Beneath the warm, turbid water of this enormous bay lies a forest you will never see from the air. It is a forest of seagrass, stretching across shallow flats that barely break the surface at low tide, and it feeds creatures that have been here far longer than any name on the map. Dugong graze the meadows in herds. Sea turtles drift between the blades. And along the muddy shore, where mangroves give way to silver samphire, the Marra people have read this country's seasons and songlines for generations beyond counting. Limmen Bight is one of those places that looks like emptiness from a distance and reveals itself, on closer attention, to be brimming with life.

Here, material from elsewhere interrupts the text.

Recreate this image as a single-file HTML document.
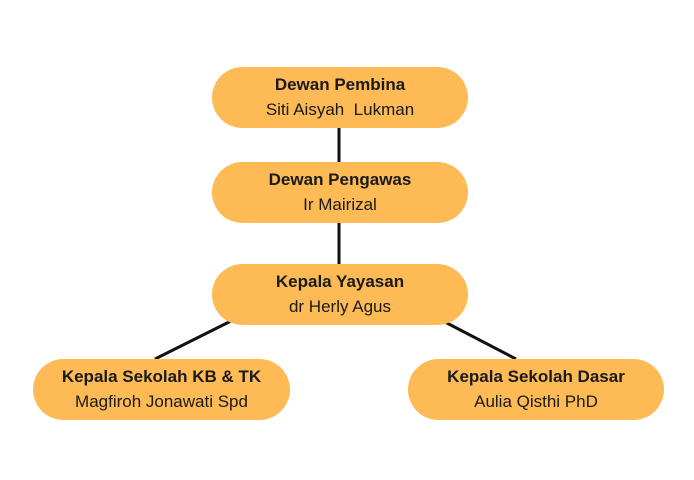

Long before any European chart marked this coast, these waters belonged to the Marra, and in the deepest sense they still do. This is sea country, knitted together by songlines that do not stop at the waterline but travel out across the bay, some of them shared with the neighbouring Yanyuwa people further south. The knowledge carried in those songs is practical as well as sacred: where the dugong gather, when the turtles nest, how the tides move across the flats. In recent years that custodianship has been formally recognised. Limmen Bight Marine Park, declared in 2012, gives Marra Traditional Owners a central role in caring for the country their ancestors never relinquished, and funding now supports rangers working the same waters their families always have.
The Gulf of Carpentaria holds the largest dugong population in the Northern Territory, and Limmen Bight is its beating heart. The reason lies in the seagrass. Three river systems push nutrients into these shallows, and the result is one of the richest underwater pastures in northern Australia. Dugong come here not only to feed but to raise their young; researchers record an unusually high number of calves, marking the bight as a nursery as much as a feeding ground. The same meadows shelter green and other sea turtles, and they seed the food chain that sustains barramundi, prawns and mud crabs. What looks like flat brown water is, in truth, a working farm tended by tides.
Step back from the water and the air fills with wings. BirdLife International has identified more than two thousand square kilometres of this coast as an Important Bird Area, and the numbers behind that designation are staggering. The mudflats and swamps between the Roper and Limmen Bight rivers host over one percent of the world's grey-tailed tattlers, great knots and white-headed stilts. Near the Roper River mouth, a single waterbird colony has held around 2,500 birds at once, pied herons and egrets and cormorants jostling for space. The Territory's largest pied cormorant and little tern colonies nest here, alongside flocks of up to 10,000 crested terns. For migratory shorebirds tracing the great East Asian flyway, this remote shore is a vital waystation.
The European name arrived in April 1644, when the Dutch navigator Abel Tasman sailed this coast and christened the bay after one of his own ships, the Limmen. It was a passing gesture, a label dropped by a mariner who never lingered, and it has stuck for nearly four centuries. Yet the name sits lightly on a landscape that answers to far older ones. The second-largest expanse of tidal flats in the Northern Territory spreads out here, a wilderness of mud and mangrove and shifting channel where a recreational angler might chase barramundi and a dugong might surface a hundred metres away. Remote, hard to reach, and largely unchanged, Limmen Bight remains what it has always been: a place that belongs more to the tides than to anyone who would put their name on it.
Limmen Bight lies at approximately 14.81°S, 135.34°E, at the western end of the Gulf of Carpentaria roughly 360 km east of Katherine. From a cruising altitude the bight reads as an enormous shallow curve of the coast, fringed by pale tidal flats and the dark thread of mangroves where the Roper and Limmen Bight rivers reach the sea; in clear conditions the seagrass beds tint the shallows. There are no major airports nearby; the nearest sealed strip of significance is at Borroloola (YBRL) to the south, while Ngukurr (YNGU) lies inland to the northwest near the Roper River and Numbulwar (YNBR) sits up the coast. The Gulf's wet season (roughly November to April) brings heavy monsoonal cloud and dramatic flooding of the coastal plains; the dry season offers the clearest viewing.